▼
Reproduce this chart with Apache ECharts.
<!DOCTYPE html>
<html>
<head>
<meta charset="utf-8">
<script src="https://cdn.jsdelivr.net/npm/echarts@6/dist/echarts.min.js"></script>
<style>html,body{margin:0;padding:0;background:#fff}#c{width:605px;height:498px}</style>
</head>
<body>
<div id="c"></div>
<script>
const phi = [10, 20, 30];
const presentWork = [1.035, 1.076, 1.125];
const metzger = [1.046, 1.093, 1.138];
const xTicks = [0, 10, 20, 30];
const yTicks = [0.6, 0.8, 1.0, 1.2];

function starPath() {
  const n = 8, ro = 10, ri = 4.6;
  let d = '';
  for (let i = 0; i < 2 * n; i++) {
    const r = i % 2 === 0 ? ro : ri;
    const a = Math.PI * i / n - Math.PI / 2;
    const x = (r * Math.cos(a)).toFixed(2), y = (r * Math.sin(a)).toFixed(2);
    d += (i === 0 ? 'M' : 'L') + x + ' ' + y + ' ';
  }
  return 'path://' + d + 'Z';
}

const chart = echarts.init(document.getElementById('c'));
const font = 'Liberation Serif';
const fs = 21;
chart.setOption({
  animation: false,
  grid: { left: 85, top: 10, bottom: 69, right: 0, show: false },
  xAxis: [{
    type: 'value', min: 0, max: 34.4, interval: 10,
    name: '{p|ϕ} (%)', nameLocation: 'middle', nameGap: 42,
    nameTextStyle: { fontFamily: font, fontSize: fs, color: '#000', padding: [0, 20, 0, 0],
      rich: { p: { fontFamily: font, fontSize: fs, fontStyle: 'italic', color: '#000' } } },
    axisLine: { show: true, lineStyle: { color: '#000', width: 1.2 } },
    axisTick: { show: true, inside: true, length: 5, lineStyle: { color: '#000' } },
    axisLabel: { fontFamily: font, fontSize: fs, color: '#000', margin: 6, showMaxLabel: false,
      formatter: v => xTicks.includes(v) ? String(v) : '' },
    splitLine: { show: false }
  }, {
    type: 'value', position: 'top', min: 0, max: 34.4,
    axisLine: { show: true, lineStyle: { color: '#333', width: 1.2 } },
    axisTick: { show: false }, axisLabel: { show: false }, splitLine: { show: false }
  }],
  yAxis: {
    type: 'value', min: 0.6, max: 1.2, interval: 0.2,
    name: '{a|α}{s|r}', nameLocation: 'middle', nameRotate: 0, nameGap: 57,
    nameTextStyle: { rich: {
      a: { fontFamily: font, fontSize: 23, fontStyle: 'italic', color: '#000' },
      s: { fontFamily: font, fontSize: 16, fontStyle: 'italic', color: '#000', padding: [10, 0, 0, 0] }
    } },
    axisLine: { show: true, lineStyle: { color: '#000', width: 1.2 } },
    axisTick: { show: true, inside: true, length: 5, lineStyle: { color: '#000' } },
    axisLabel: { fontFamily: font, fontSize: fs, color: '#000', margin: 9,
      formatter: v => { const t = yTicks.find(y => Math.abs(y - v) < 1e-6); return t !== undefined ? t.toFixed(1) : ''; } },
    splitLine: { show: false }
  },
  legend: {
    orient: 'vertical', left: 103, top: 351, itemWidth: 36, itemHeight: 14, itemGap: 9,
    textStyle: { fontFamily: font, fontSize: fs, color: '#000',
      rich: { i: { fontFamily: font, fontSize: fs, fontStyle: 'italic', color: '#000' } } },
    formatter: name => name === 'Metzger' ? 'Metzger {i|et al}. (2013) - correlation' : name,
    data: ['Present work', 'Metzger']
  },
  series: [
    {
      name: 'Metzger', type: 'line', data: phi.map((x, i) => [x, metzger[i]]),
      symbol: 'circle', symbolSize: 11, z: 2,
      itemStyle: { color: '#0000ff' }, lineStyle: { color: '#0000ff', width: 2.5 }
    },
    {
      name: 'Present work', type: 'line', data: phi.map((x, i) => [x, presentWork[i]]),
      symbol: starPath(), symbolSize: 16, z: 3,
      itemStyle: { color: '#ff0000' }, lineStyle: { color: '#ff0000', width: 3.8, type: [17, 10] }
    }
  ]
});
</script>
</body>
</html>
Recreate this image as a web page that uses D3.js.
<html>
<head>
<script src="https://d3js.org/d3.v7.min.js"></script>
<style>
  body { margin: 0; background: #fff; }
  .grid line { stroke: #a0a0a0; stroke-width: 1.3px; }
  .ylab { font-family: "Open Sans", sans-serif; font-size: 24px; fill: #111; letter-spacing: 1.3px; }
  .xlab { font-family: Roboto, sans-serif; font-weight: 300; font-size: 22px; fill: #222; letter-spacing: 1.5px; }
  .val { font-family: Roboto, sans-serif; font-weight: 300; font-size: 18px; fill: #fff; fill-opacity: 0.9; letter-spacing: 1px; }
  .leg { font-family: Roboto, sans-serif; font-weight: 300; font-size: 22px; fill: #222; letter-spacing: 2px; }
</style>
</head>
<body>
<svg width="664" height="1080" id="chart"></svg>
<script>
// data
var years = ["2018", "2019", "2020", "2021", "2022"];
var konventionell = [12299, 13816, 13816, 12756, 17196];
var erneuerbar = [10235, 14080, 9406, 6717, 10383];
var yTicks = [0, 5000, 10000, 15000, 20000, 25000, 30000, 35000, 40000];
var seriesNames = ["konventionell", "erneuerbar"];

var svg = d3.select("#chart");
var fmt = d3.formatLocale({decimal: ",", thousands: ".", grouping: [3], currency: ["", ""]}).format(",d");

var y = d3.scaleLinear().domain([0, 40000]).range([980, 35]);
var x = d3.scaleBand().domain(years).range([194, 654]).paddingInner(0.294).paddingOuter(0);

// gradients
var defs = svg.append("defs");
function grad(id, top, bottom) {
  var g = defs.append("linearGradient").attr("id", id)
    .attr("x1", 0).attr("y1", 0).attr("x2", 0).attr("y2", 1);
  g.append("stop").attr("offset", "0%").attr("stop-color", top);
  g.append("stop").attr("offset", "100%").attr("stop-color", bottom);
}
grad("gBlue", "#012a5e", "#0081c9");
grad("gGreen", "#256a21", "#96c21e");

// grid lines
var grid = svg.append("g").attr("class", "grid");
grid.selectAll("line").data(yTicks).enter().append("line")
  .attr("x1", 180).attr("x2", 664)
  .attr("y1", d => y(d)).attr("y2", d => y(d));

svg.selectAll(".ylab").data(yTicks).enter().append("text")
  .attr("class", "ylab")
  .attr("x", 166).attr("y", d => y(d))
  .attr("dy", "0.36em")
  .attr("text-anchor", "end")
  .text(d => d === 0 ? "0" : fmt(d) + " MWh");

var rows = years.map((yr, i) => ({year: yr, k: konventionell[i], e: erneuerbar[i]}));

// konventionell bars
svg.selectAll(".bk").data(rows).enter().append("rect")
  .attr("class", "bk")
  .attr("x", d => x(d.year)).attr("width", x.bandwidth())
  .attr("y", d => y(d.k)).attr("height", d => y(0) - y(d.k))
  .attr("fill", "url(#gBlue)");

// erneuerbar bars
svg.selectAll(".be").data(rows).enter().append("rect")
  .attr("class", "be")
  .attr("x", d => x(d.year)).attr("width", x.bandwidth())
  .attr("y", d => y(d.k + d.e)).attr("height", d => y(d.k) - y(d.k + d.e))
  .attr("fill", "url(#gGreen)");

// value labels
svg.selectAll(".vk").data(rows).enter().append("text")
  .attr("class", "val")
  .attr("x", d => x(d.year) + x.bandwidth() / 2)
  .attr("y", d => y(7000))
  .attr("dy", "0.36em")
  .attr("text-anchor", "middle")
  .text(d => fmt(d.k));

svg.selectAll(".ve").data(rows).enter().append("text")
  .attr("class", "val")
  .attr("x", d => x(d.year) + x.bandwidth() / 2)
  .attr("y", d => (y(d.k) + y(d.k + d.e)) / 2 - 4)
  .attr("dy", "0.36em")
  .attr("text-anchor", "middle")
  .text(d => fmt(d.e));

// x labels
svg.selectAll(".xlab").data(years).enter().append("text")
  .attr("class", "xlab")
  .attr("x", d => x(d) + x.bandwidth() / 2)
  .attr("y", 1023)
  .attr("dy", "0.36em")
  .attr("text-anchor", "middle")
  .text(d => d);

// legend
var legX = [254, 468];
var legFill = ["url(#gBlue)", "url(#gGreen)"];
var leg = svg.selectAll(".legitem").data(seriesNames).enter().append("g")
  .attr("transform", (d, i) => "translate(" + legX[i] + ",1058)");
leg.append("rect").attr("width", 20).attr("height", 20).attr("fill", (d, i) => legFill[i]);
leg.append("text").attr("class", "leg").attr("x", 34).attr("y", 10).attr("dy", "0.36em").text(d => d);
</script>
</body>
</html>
▲
▶ Given instruction
Find the lines containing "this" and list every one of them.

▶ The completed task
Reproduce this chart with Apache ECharts.
Recreate this image as a web page that uses D3.js.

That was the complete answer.